Since most of those attending the memorial services are unlikely to be Christian, this is really an opportunity to share the Christian hope with them without proselytizing. Many of them will have attended memorial services conducted by Buddhist ministers that were held entirely in archaic Japanese. They will have experienced attending a worship service in which they did not understand what was being said or prayed. It is a good opportunity to help people address the inevitability of their death, and the hope we have in Christ Jesus.
Conversation in the Japanese idiom
When observing Japanese people in conversation, you may notice that they often bow or nod in agreement. Even when a Japanese person is talking on the telephone, he or she may be nodding as he or she listens.
Bowing or nodding is an indication that the person is listening intently. Bowing or nodding is not necessarily an indication of agreement.
It has been said that western conversation may be compared to a tennis match. One person serves up a point in the conversation, and then waits for the other person to respond. The conversation goes back and forth like a tennis match. However, it has been said that Japanese conversation may be compared to a bowling game. One person picks up the bowling ball, prepares and them bowls the ball. Everyone intently watches the bowling ball go down the lane. That same person continues until finished. Then the next person picks up the bowling ball, prepares and bowls the ball. That person may or may not respond to the first person’s concern, and may have an entirely different concern. The process continues until everyone who wants a turn has a turn.
Thus, conversation in the Japanese idiom is not argumentative; it is not point/counter-point. Conversation is more like story-telling.
Decision-making in the Japanese culture
When I was an exchange seminarian in Tokyo at the Anglican Seminary, I had this experience of observing how the seminarians made decisions as a group. I believe the point of contention was the annual bazaar, and what the group of seminarians were going to do with the funds they raised by selling the ginko seeds they picked from their tree. There were two groups, and most of the conversation was held before the meeting. People in each group spoke with one another, and they counted their votes. They knew before the meeting which side would prevail. At the meeting both groups presented their proposals, and the one with more votes had their proposal accepted by all. The meeting was the formality of making the decision. The decision had already been made before hand.
Everyone participated in harvesting the ginko seeds and working on the project. All worked together. The seminarians knew they had to work together, and that they could count on everyone when their proposal would prevail.
In making decisions it is important for everyone to “save face.” It is okay to have disagreements, but in the end everyone must work for the sake of the group.
When working with people in the Japanese community it would be important to have a lot of conversation before the decisive meeting. If people are heard and listened to, then in the end they will participate in the decision.
The Japanese culture recognizes and honors seniority. This recognition and honor is done in many ways. Bowing to one another serves not only as a greeting, but as a way of determining who has seniority, who is the sempai. The one who bows lower indicates that the other is the senior, or the sempai. However, being the sempai also has obligations and responsibilities. The sempai is expected to speak on behalf of the group. The sempai is also expected to make decisions for the good of those he or she mentors. The sempai is also expected to be the host and pick up the bill.

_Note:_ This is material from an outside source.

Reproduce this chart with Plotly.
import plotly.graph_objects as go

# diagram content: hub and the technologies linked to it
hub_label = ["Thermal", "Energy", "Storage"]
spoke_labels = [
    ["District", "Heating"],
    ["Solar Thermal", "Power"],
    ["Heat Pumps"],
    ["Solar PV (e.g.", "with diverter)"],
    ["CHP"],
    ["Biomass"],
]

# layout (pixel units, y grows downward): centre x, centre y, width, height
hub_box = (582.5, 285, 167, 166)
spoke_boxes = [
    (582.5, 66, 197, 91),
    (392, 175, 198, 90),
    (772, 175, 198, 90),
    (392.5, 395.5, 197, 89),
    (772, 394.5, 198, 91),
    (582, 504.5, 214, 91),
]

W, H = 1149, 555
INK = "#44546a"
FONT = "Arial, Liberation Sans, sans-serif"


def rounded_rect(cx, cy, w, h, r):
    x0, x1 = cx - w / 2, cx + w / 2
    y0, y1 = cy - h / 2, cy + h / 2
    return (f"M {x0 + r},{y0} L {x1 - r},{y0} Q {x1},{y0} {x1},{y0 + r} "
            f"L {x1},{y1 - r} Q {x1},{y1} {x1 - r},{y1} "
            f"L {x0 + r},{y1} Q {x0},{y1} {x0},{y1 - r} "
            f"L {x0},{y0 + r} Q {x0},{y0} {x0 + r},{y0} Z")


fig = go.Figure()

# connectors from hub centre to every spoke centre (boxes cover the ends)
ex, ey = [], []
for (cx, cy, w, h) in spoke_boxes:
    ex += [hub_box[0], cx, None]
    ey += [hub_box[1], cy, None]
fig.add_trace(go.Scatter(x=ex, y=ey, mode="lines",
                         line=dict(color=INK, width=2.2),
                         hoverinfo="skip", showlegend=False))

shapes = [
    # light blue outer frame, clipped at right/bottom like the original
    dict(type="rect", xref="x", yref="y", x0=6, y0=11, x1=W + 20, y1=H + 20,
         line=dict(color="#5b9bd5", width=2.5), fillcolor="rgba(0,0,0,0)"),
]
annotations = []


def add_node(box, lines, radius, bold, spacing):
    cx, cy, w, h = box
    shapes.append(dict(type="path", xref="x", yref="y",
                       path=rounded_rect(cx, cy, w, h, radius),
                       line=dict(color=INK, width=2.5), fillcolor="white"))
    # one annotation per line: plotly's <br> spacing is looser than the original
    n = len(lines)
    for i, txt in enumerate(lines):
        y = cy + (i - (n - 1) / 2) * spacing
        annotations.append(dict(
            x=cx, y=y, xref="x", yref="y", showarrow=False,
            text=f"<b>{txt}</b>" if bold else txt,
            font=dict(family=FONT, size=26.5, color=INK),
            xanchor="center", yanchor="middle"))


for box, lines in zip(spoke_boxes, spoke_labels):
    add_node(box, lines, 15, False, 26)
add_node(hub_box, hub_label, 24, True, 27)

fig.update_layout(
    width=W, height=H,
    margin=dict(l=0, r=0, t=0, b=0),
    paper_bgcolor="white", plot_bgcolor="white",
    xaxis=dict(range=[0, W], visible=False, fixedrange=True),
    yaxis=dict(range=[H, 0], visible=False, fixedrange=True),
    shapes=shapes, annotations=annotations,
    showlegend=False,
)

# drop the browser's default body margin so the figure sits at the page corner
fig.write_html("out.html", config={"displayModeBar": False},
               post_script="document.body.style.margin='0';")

The Japanese culture is very hierarchical. Oftentimes, the people will look to those in authority to make the decision, to serve as the sempai, even in the life of the church.
Volunteers and the nail that sticks up gets knocked down
There is an expression in the Japanese language that translates like this, “The nail that sticks up gets knocked down.” The meaning of this expression is to reinforce the group- identity, it is not good to stand out. If one stands out, that person is perceived as “boastful” or “arrogant”. The group then “knocks down” the person through criticism or social ostracism.
If you apply this idea to volunteers for leadership, then it serves as a reason why a person may not want to volunteer. People are much more responsive to being asked to serve by the sempai of the group. Thus, recruitment by the sempai is important in getting volunteers to serve as leaders.
Indirect communication in the Japanese culture and “losing face and saving face”
In the western culture we are taught to communicate directly, and to avoid triangulating others into conflicts. This works well in a culture that assumes equality of peers. However, in a culture that is hierarchical and non-confrontational, direct communication in a conflict situation may cause a person to lose face.
Often people will speak to the priest or Senior Warden about a concern he or she may have with another person in the community. The priest and the Senior Warden are both “sempai” in the community, and easily get triangulated in these conflicts. They are to listen to the member and help that one find a way not only to forgive, but to “save face.” When conflict between members become public it is very difficult for them to remain in the group because they will have been shamed.
Thus, when people find themselves in conflict they try to resolve the conflict through indirect communication, which is sometimes also hurtful. The priest, as the sempai of the community, often gets entangled and needs to be very wise in helping both parties “save face” and remain a part of the community.